Prague’s DOX to commemorate Tiananmen Sq. massacre with unveiling of Liu bust

Source: Radio Praha / www.radio.cz / By Ruth Fraňková /

A bust of the late Chinese dissident and Nobel Peace Prize winner Liu Xiaobo is due to be unveiled at Prague’s DOX gallery this coming Monday. The ceremony is part of an event commemorating the 30th anniversary of the Tiananmen Square massacre. Among the guests will be Liu Xiaobo’s widow and two of the former student leaders.

 

The event commemorating the student-led protests in Beijing’s Tiananmen Square is organised in cooperation with Amnesty International, the Vaclav Havel Library and the Václav Havel Library Foundation, and Humanitarian China, an organization promoting rule of law in China and raising money for Chinese political prisoners. One of its initiators is the Irish human rights activist Bill Shipsey:

The primary reason of the event is to commemorate the 30th anniversary of the commencement of the Tiananmen Square protests, which started on April 15, 1989.

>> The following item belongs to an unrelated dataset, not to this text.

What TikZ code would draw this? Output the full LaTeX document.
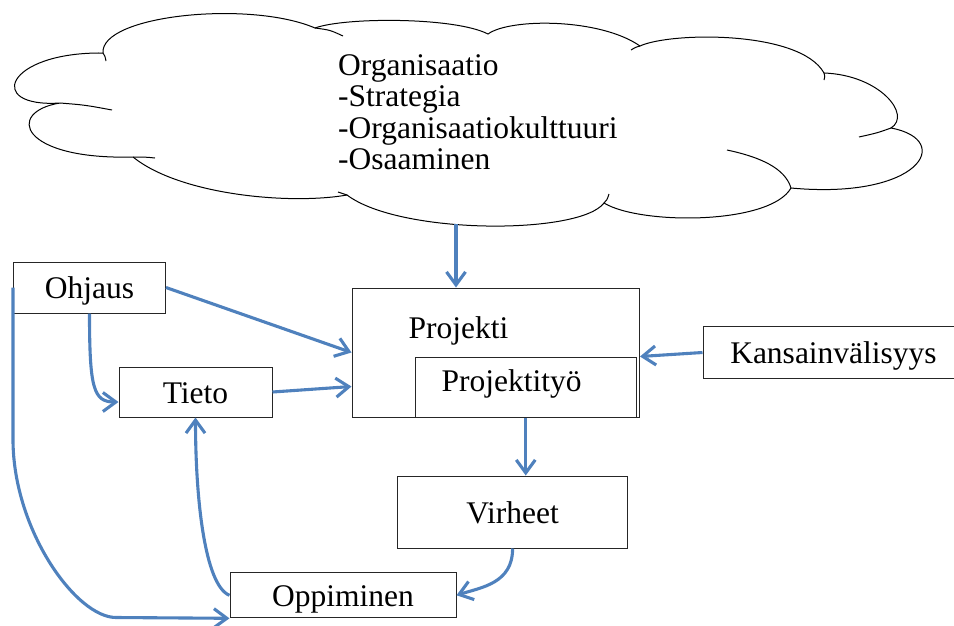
\documentclass[tikz,border=0pt]{standalone}
\usepackage{fontspec}
\setmainfont{Liberation Serif}
\usetikzlibrary{arrows.meta, positioning}
\definecolor{arrowblue}{RGB}{79,129,189}

\begin{document}
\begin{tikzpicture}[
    x=1pt, y=-1pt,
    font=\fontsize{31.5}{31.5}\selectfont,
    box/.style={draw=black!85, line width=1pt, fill=white, inner sep=0pt,
      text height=22pt, text depth=0pt},
    link/.style={draw=arrowblue, line width=3.1pt,
      -{Straight Barb[length=13pt, width=19pt]}},
    puff/.style={draw=black, line width=1pt}]

  \useasboundingbox (0,0) rectangle (954,625);

  % cloud
  \draw[puff, fill=white] (60,103)
    .. controls (-15,108) and (5,52) .. (103,53)
    .. controls (100,15) and (250,0) .. (315,28)
    .. controls (345,17) and (455,17) .. (488,34)
    .. controls (510,18) and (600,18) .. (640,46)
    .. controls (670,32) and (800,30) .. (824,73)
    .. controls (880,75) and (912,115) .. (891,128)
    .. controls (955,140) and (920,200) .. (791,188)
    .. controls (770,225) and (640,225) .. (604,203)
    .. controls (580,235) and (400,235) .. (347,195)
    .. controls (290,205) and (180,195) .. (133,157)
    .. controls (20,160) and (5,112) .. (60,103) -- cycle;
  \draw[puff] (103,53) .. controls (105,56) .. (106,61);
  \draw[puff] (315,28) .. controls (330,30) .. (343,36);
  \draw[puff] (640,46) .. controls (636,47) .. (631,50);
  \draw[puff] (824,73) .. controls (825,76) .. (824,80);
  \draw[puff] (891,128) .. controls (877,133) .. (859,137);
  \draw[puff] (791,188) .. controls (785,168) and (760,157) .. (727,150);
  \draw[puff] (604,203) .. controls (607,200) .. (609,194);
  \draw[puff] (347,195) .. controls (343,194) .. (338,192);
  \draw[puff] (133,157) .. controls (145,157) .. (155,158);
  \draw[puff] (60,103) .. controls (85,105) .. (112,110);
  \node[anchor=north west, align=left, inner sep=0pt] (org) at (338,54)
    {Organisaatio\\-Strategia\\-Organisaatiokulttuuri\\-Osaaminen};
  \coordinate (cloud-bottom) at (456,224);

  % boxes
  \node[box, minimum width=152pt, minimum height=51pt] (ohjaus) at (89.5,287.5) {Ohjaus};
  \node[box, minimum width=153pt, minimum height=50pt] (tieto) at (195.5,392) {Tieto};
  \node[box, minimum width=287.5pt, minimum height=129pt] (proj) at (495.75,352.5) {};
  \node[box, minimum width=221.5pt, minimum height=60pt, anchor=south east]
    (proj-work) at ([xshift=-3pt]proj.south east) {};
  \node[anchor=base west] (proj-text) at (405,338) {Projekti};
  \node[anchor=base west] (proj-work-text) at (438,391.7) {Projektityö};
  \node[box, right=62.5pt of proj, minimum width=261pt, minimum height=51.6pt] (kans) {Kansainvälisyys};
  \node[box, minimum width=230pt, minimum height=72pt] (virheet) at (512.6,512) {Virheet};
  \node[box, minimum width=226pt, minimum height=45pt] (oppiminen) at (343,595.3) {Oppiminen};

  % arrows
  \draw[link] (cloud-bottom) -- (cloud-bottom |- proj.north);
  \draw[link] (ohjaus.east) -- (proj.west);
  \draw[link] (tieto.east) -- ([yshift=-34pt]proj.west);
  \draw[link] (kans.west) -- ([yshift=-4pt]proj.east);
  \draw[link] (proj-work.south) -- (proj-work.south |- virheet.north);
  \draw[link] (virheet.south) .. controls +(0,35) and +(25,-8) .. (oppiminen.east);
  \draw[link] (ohjaus.south) .. controls +(0,75) and +(-25,0) .. ([yshift=-10pt]tieto.west);
  \draw[link] (oppiminen.west) .. controls +(-25,-10) and +(0,80) .. (tieto.south);
  \draw[link] (ohjaus.west) -- ++(0,152)
    .. controls +(0,90) and +(-40,0) .. ++(103,178) -- (oppiminen.south west);
\end{tikzpicture}
\end{document}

And secondly we want to honour the memory of the great Chinese leader Liu Xiaobo who died in 2017 and for that purpose I commissioned a bronze bust of Liu Xiaobo together with another Chinese friend of mine, Fengsuo Zhou.

Fengsuo Zhou, one of the former leaders of the Tiananmen Square protests, who currently lives in the United States, will also be attending Monday’s event at DOX. He hopes it will help to bring attention to the human rights situation in China:

With this we want to commemorate Liou Xiaobo, remember his spirit and make sure that his ideal is still alive and that his legacy can bring change to China.

To us it is very important to tell the world that China is a regime which treats its own people with cruelty and it can never be a force of peace in the world.

The late dissident Liu Xiaobo was one of the founders of Charter 08, a Chinese human rights initiative directly inspired by Czechoslovakia’s Charter 77. The last time that he was imprisoned was in connection with the establishment of the manifesto, explains Mr Shipsey.

He drew his inspiration from the Czechoslovakian Charter 77 drawn up by Václav Havel and others. And it was that Charter 08 signed by him and a number others that led to his arrest on December 8, 2008 and to him ultimately getting a prison sentence of eleven years from which sadly he never was released.

Liu Xiaobo died in 2017 after battling liver cancer while on medical parole. He was the first Nobel laureate to die in custody since 1938.

Liu Xiaobo
Liu Xiaobo, photo: Voice of America

One of the main guests at the commemorative event at DOX will be his widow, Liu Xia. The gallery will showcase an exhibition of photographs and poems she created when her husband was imprisoned. They exhibition will run until June 5, the day when the actual massacre took place in Tiananmen Square.

It is the second time her photos will be display at DOX. Her first exhibition took place back in 2014, when Liu Xia was still under house arrest. She has since been released and is currently living in Germany.